The exercise:
Starting at the first line of the data, print each line verbatim up to and including the line bearing "-0.12, -0.06, 0];", omitting pictures.

Recorded data:
....
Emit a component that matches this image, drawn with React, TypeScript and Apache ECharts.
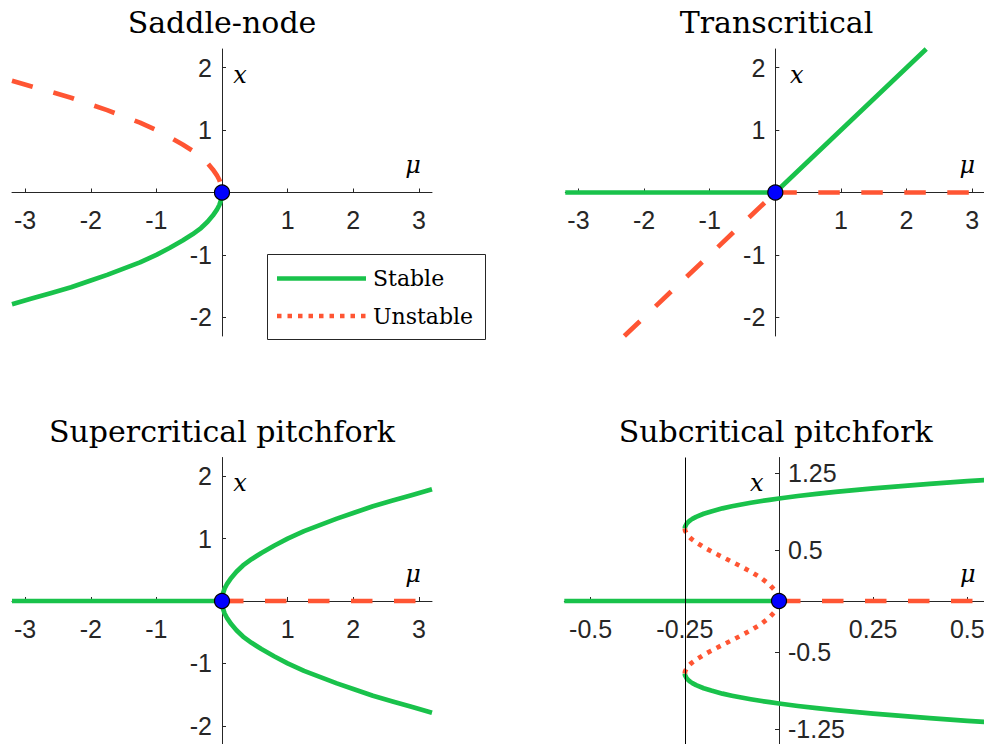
import React, { useEffect, useRef } from 'react';
import * as echarts from 'echarts';

// ---------- data ----------
// Saddle-node
const snMu = [-3.2, -2.9, -2.6, -2.3, -2.0, -1.75, -1.5, -1.25, -1.0, -0.8, -0.6, -0.45, -0.32, -0.22, -0.14, -0.08, -0.04, -0.015, -0.004, 0];
const snUnstable = [1.79, 1.7, 1.61, 1.52, 1.41, 1.32, 1.22, 1.12, 1.0, 0.89, 0.77, 0.67, 0.57, 0.47, 0.37, 0.28, 0.2, 0.12, 0.06, 0];
const snStable = [-1.79, -1.7, -1.61, -1.52, -1.41, -1.32, -1.22, -1.12, -1.0, -0.89, -0.77, -0.67, -0.57, -0.47, -0.37, -0.28, -0.2, -0.12, -0.06, 0];

// Transcritical
const tcStableMu = [-3.2, 0, 2.3];
const tcStableX = [0, 0, 2.3];
const tcUnstableDiagMu = [-2.3, 0];
const tcUnstableDiagX = [-2.3, 0];
const tcUnstableFlatMu = [0, 3.2];
const tcUnstableFlatX = [0, 0];

// Supercritical pitchfork
const pfTrivStableMu = [-3.2, 0];
const pfTrivStableX = [0, 0];
const pfTrivUnstableMu = [0, 3.2];
const pfTrivUnstableX = [0, 0];
const pfMu = [0, 0.004, 0.015, 0.04, 0.08, 0.14, 0.22, 0.32, 0.45, 0.6, 0.8, 1.0, 1.25, 1.5, 1.75, 2.0, 2.3, 2.6, 2.9, 3.2];
const pfUpper = [0, 0.06, 0.12, 0.2, 0.28, 0.37, 0.47, 0.57, 0.67, 0.77, 0.89, 1.0, 1.12, 1.22, 1.32, 1.41, 1.52, 1.61, 1.7, 1.79];
const pfLower = [0, -0.06, -0.12, -0.2, -0.28, -0.37, -0.47, -0.57, -0.67, -0.77, -0.89, -1.0, -1.12, -1.22, -1.32, -1.41, -1.52, -1.61, -1.7, -1.79];

// Subcritical pitchfork
const scTrivStableMu = [-0.57, 0];
const scTrivStableX = [0, 0];
const scTrivUnstableMu = [0, 0.57];
const scTrivUnstableX = [0, 0];
const scStableMu = [-0.25, -0.2495, -0.249, -0.245, -0.24, -0.235, -0.23, -0.22, -0.2, -0.18, -0.15, -0.125, -0.1, -0.075, -0.05, -0.025, 0, 0.05, 0.1, 0.15, 0.2, 0.25, 0.3, 0.4, 0.5, 0.57];
const scStableUpper = [0.707, 0.723, 0.729, 0.756, 0.775, 0.789, 0.801, 0.821, 0.851, 0.874, 0.904, 0.924, 0.942, 0.958, 0.973, 0.987, 1.0, 1.024, 1.045, 1.064, 1.082, 1.099, 1.114, 1.143, 1.169, 1.186];
const scStableLower = [-0.707, -0.723, -0.729, -0.756, -0.775, -0.789, -0.801, -0.821, -0.851, -0.874, -0.904, -0.924, -0.942, -0.958, -0.973, -0.987, -1.0, -1.024, -1.045, -1.064, -1.082, -1.099, -1.114, -1.143, -1.169, -1.186];
const scUnstableMu = [-0.25, -0.2495, -0.249, -0.245, -0.24, -0.235, -0.23, -0.22, -0.2, -0.18, -0.15, -0.125, -0.1, -0.075, -0.05, -0.025, -0.01, 0];
const scUnstableUpper = [0.707, 0.691, 0.684, 0.655, 0.632, 0.614, 0.599, 0.572, 0.526, 0.485, 0.429, 0.383, 0.336, 0.286, 0.23, 0.16, 0.1, 0];
const scUnstableLower = [-0.707, -0.691, -0.684, -0.655, -0.632, -0.614, -0.599, -0.572, -0.526, -0.485, -0.429, -0.383, -0.336, -0.286, -0.23, -0.16, -0.1, 0];
const scFoldMu = [-0.25];

// Bifurcation points
const bifPoint = [0, 0];

// Ticks
const bigXTicks = [-3, -2, -1, 0, 1, 2, 3];
const bigXLabels = [-3, -2, -1, 1, 2, 3];
const bigYTicks = [-2, -1, 0, 1, 2];
const bigYLabels = [-2, -1, 1, 2];
const scXTicks = [-0.5, -0.25, 0, 0.25, 0.5];
const scXLabels = [-0.5, -0.25, 0.25, 0.5];
const scYTicks = [-1.25, -0.5, 0, 0.5, 1.25];
const scYLabels = [-1.25, -0.5, 0.5, 1.25];

const titles = ['Saddle-node', 'Transcritical', 'Supercritical pitchfork', 'Subcritical pitchfork'];
const legendNames = ['Stable', 'Unstable'];

// ---------- styles ----------
const GREEN = '#19c24b';
const RED = '#ff5533';
const AXIS = '#262626';
const LW = 4.7;
const DASH = [21.5, 21.5];
const DOT = [4.5, 6];
const TICK_FONT = 'Liberation Sans';
const TICK_SIZE = 25;

const zip = (a: number[], b: number[]) => a.map((v, i) => [v, b[i]]);

function lineSeries(idx: number, mu: number[], x: number[], color: string, dash: any) {
  return {
    type: 'line',
    xAxisIndex: idx,
    yAxisIndex: idx,
    data: zip(mu, x),
    showSymbol: false,
    symbol: 'none',
    clip: true,
    silent: true,
    z: 3,
    lineStyle: { color, width: LW, type: dash, cap: 'butt', join: 'round' },
  };
}

function pointSeries(idx: number) {
  return {
    type: 'scatter',
    xAxisIndex: idx,
    yAxisIndex: idx,
    data: [bifPoint],
    symbol: 'circle',
    symbolSize: 15,
    silent: true,
    z: 10,
    itemStyle: { color: '#0000ff', borderColor: '#000', borderWidth: 1.2, opacity: 1 },
  };
}

const labelStyle = (margin: number, labels: number[]) => ({
  show: true,
  customValues: labels,
  margin,
  color: AXIS,
  fontSize: TICK_SIZE,
  fontFamily: TICK_FONT,
});

function xAxisCfg(idx: number, min: number, max: number, ticks: number[], labels: number[], offset: number) {
  return {
    type: 'value',
    gridIndex: idx,
    position: 'bottom',
    offset,
    min,
    max,
    axisLine: { show: true, onZero: false, lineStyle: { color: AXIS, width: 1 } },
    axisTick: { show: true, inside: true, length: 4, customValues: ticks, lineStyle: { color: AXIS, width: 1 } },
    axisLabel: labelStyle(15, labels),
    splitLine: { show: false },
  };
}

function yAxisCfg(idx: number, min: number, max: number, ticks: number[], labels: number[], pos: string, margin: number, offset: number) {
  return {
    type: 'value',
    gridIndex: idx,
    position: pos,
    offset,
    min,
    max,
    axisLine: { show: true, onZero: false, lineStyle: { color: AXIS, width: 1 } },
    axisTick: { show: true, inside: true, length: 4, customValues: ticks, lineStyle: { color: AXIS, width: 1 } },
    axisLabel: labelStyle(margin, labels),
    splitLine: { show: false },
  };
}

function text(x: number, y: number, t: string, size: number, italic = false, align = 'center') {
  return {
    type: 'text',
    x,
    y,
    silent: true,
    z: 20,
    style: {
      text: t,
      fontSize: size,
      fontFamily: 'DejaVu Serif',
      fontStyle: italic ? 'italic' : 'normal',
      fill: '#000',
      align,
      textAlign: align,
      verticalAlign: 'middle',
      textVerticalAlign: 'middle',
    },
  };
}

export default function App() {
  const ref = useRef<HTMLDivElement>(null);
  useEffect(() => {
    if (!ref.current) return;
    const chart = echarts.init(ref.current, undefined, { renderer: 'svg' });
    const H = 287;
    const grids = [
      { left: 12, top: 49, width: 420, height: H },
      { left: 565.3, top: 49, width: 420, height: H },
      { left: 12, top: 457.5, width: 420, height: H },
      { left: 564.3, top: 457.5, width: 429.4, height: H },
    ].map((g) => ({ ...g, containLabel: false, outerBoundsMode: 'none', show: false }));

    const midOff = -H / 2;
    const option: any = {
      animation: false,
      backgroundColor: '#fff',
      grid: grids,
      xAxis: [
        xAxisCfg(0, -3.2, 3.2, bigXTicks, bigXLabels, midOff),
        xAxisCfg(1, -3.2, 3.2, bigXTicks, bigXLabels, midOff),
        xAxisCfg(2, -3.2, 3.2, bigXTicks, bigXLabels, midOff),
        xAxisCfg(3, -0.57, 0.57, scXTicks, scXLabels, midOff),
      ],
      yAxis: [
        yAxisCfg(0, -2.3, 2.3, bigYTicks, bigYLabels, 'left', 10, -210),
        yAxisCfg(1, -2.3, 2.3, bigYTicks, bigYLabels, 'left', 10, -210),
        yAxisCfg(2, -2.3, 2.3, bigYTicks, bigYLabels, 'left', 10, -210),
        yAxisCfg(3, -1.4, 1.4, scYTicks, scYLabels, 'right', 9, -214.7),
      ],
      series: [
        // Saddle-node
        lineSeries(0, snMu, snStable, GREEN, 'solid'),
        lineSeries(0, snMu, snUnstable, RED, DASH),
        pointSeries(0),
        // Transcritical
        lineSeries(1, tcStableMu, tcStableX, GREEN, 'solid'),
        lineSeries(1, tcUnstableDiagMu, tcUnstableDiagX, RED, DASH),
        lineSeries(1, tcUnstableFlatMu, tcUnstableFlatX, RED, DASH),
        pointSeries(1),
        // Supercritical pitchfork
        lineSeries(2, pfTrivStableMu, pfTrivStableX, GREEN, 'solid'),
        lineSeries(2, pfTrivUnstableMu, pfTrivUnstableX, RED, DASH),
        lineSeries(2, pfMu, pfUpper, GREEN, 'solid'),
        lineSeries(2, pfMu, pfLower, GREEN, 'solid'),
        pointSeries(2),
        // Subcritical pitchfork
        {
          type: 'line',
          xAxisIndex: 3,
          yAxisIndex: 3,
          data: [],
          silent: true,
          z: 1,
          markLine: {
            silent: true,
            symbol: ['none', 'none'],
            label: { show: false },
            lineStyle: { color: '#000', type: 'solid', width: 1 },
            data: scFoldMu.map((v) => ({ xAxis: v })),
          },
        },
        lineSeries(3, scTrivStableMu, scTrivStableX, GREEN, 'solid'),
        lineSeries(3, scTrivUnstableMu, scTrivUnstableX, RED, DASH),
        lineSeries(3, scStableMu, scStableUpper, GREEN, 'solid'),
        lineSeries(3, scStableMu, scStableLower, GREEN, 'solid'),
        lineSeries(3, scUnstableMu, scUnstableUpper, RED, DOT),
        lineSeries(3, scUnstableMu, scUnstableLower, RED, DOT),
        pointSeries(3),
      ],
      graphic: [
        text(222, 22.5, titles[0], 30),
        text(776.5, 22.5, titles[1], 30),
        text(222, 431, titles[2], 30),
        text(775.7, 431, titles[3], 30),
        // axis names
        text(240, 75, 'x', 24, true),
        text(413, 165, 'μ', 24, true),
        text(796.7, 75, 'x', 24, true),
        text(967.3, 165, 'μ', 24, true),
        text(240, 483, 'x', 24, true),
        text(413, 574, 'μ', 24, true),
        text(756.7, 483, 'x', 24, true),
        text(967.7, 574, 'μ', 24, true),
        // legend
        {
          type: 'rect',
          z: 15,
          silent: true,
          shape: { x: 267.5, y: 254.5, width: 218, height: 85 },
          style: { fill: '#fff', stroke: AXIS, lineWidth: 1 },
        },
        {
          type: 'line',
          z: 16,
          silent: true,
          shape: { x1: 277, y1: 278.5, x2: 366, y2: 278.5 },
          style: { stroke: GREEN, lineWidth: LW },
        },
        {
          type: 'line',
          z: 16,
          silent: true,
          shape: { x1: 277, y1: 316, x2: 366, y2: 316 },
          style: { stroke: RED, lineWidth: LW, lineDash: DOT, lineCap: 'butt' },
        },
        text(373, 278.5, legendNames[0], 22, false, 'left'),
        text(373, 316, legendNames[1], 22, false, 'left'),
      ],
    };
    chart.setOption(option);
    return () => chart.dispose();
  }, []);
  return <div ref={ref} style={{ position: 'absolute', left: 0, top: 0, width: 984, height: 744 }} />;
}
....
Problem solution:
Emit a component that matches this image, drawn with React, TypeScript and Apache ECharts.
import React, { useEffect, useRef } from 'react';
import * as echarts from 'echarts';

// ---------- data ----------
// Saddle-node
const snMu = [-3.2, -2.9, -2.6, -2.3, -2.0, -1.75, -1.5, -1.25, -1.0, -0.8, -0.6, -0.45, -0.32, -0.22, -0.14, -0.08, -0.04, -0.015, -0.004, 0];
const snUnstable = [1.79, 1.7, 1.61, 1.52, 1.41, 1.32, 1.22, 1.12, 1.0, 0.89, 0.77, 0.67, 0.57, 0.47, 0.37, 0.28, 0.2, 0.12, 0.06, 0];
const snStable = [-1.79, -1.7, -1.61, -1.52, -1.41, -1.32, -1.22, -1.12, -1.0, -0.89, -0.77, -0.67, -0.57, -0.47, -0.37, -0.28, -0.2, -0.12, -0.06, 0];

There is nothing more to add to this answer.